Nel panorama calcistico italiano, pochi club incarnano lo spirito di una città come la Reggina 1914. Eppure, negli ultimi anni, lo storico sodalizio amaranto ha vissuto una delle sue fasi più complesse: prima l’onta dell’esclusione dalla Serie B, poi la quasi freddezza dell’imprenditoria reggina incapace di raccogliere 400.000 euro pe iscrizione in Serie D, cifra simbolica se confrontata al patrimonio emotivo e sportivo che il club rappresenta per la città di Reggio Calabria.
Oggi, a distanza di due anni da quel fallimento societario, resta una verità scomoda e inconfutabile: l’imprenditoria reggina ha voltato le spalle alla Reggina. Una mancanza non solo economica, ma anche culturale e identitaria, che pesa come un macigno sulle ambizioni di rinascita.
Nel deserto imprenditoriale reggino, una figura si è fatta avanti, in punta di piedi ma con determinazione Nino Ballarino, attuale patron della nuova Reggina. Uomo pragmatico, dai modi riservati, ha scelto di prendersi la responsabilità di ricostruire dalle macerie un club amato da un’intera città, pur consapevole dei limiti economici con cui deve fare i conti ogni giorno.
Chi oggi critica Ballarino e Minniti ( lo abbiamo fatto anche noi nei modi giusti e corretti) spesso dimentica un fatto fondamentale: sono gli univi a metterci soldi, faccia e cuore, senza alcuna reale alternativa imprenditoriale credibile all’orizzonte.

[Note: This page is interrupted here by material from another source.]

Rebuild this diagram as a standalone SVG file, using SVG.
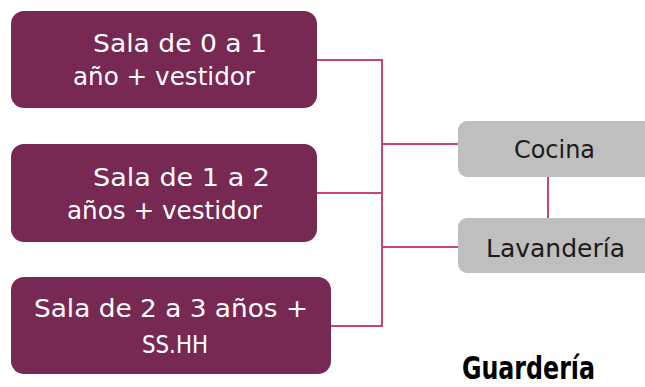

Facile parlare, molto più difficile agire in un contesto dove anche le istituzioni locali, salvo rare eccezioni, sembrano latitare in termini di supporto strutturale.
La situazione attuale riflette un male atavico: la fragilità del tessuto imprenditoriale reggino, incapace non solo di garantire l’iscrizione in Serie D con un esborso contenuto, ma anche di organizzarsi attorno a un progetto comune, capace di unire calcio, economia e territorio.
Una città come Reggio Calabria, con oltre 170.000 abitanti e una provincia appassionata, avrebbe potuto rappresentare un laboratorio virtuoso di calcio sostenibile, se solo ci fosse stata una rete d’imprese pronta a condividere il rischio. Ma così non è stato.
In questo scenario, la figura di Ballarino e Minniti emerge come unicum nel panorama calcistico meridionale: un imprenditore che, pur senza capitali da Serie A, ha accettato la sfida di restituire stabilità e credibilità a un club che sembrava destinato all’oblio.
Sotto la sua gestione, la nuova Reggina ha iniziato un percorso prudente, ma concreto:
- Ha riportato l’attenzione sulla cura del settore giovanile, spesso ignorato dalle precedenti gestioni.
- Ha operato con un criterio di sostenibilità finanziaria, evitando fughe in avanti tipiche del passato.
- Ha rilanciato l’identità amaranto con iniziative sociali e promozionali, creando un nuovo rapporto con la tifoseria.
Certo, la strada è ancora lunga, e il salto di categoria resta un obiettivo complesso, ma l’importanza di gettare fondamenta solide non può essere sottovalutata.
Il rilancio della Reggina 1914 non può basarsi solo sulla buona volontà di una singola persona. Serve una visione collettiva, un progetto condiviso tra imprenditori, istituzioni, tifosi e media locali. Serve:
- Un patto territoriale per lo sport, che metta il calcio al centro di una strategia di sviluppo economico e sociale.
- Una cabina di regia che coinvolga anche i professionisti del marketing e del diritto sportivo, per dare solidità giuridica e visibilità commerciale al progetto.
- Un investimento in infrastrutture e comunicazione, perché oggi una squadra è anche un brand.
Oggi Ballarino è solo , ma non per questo è sconfitto. Al contrario: ha avuto il coraggio di fare ciò che nessun altro ha fatto. E mentre molti aspettano il “salvatore della patria” con il portafoglio gonfio, lui costruisce, un passo alla volta, una nuova Reggina fondata su trasparenza, passione e dignità.
È giusto criticarlo se si sbaglia. Ma è altrettanto doveroso riconoscere che, allo stato attuale, non esiste alternativa a questa gestione. E forse è ora che la città lo capisca davvero, smettendo di guardare al passato e iniziando a costruire, finalmente, un futuro.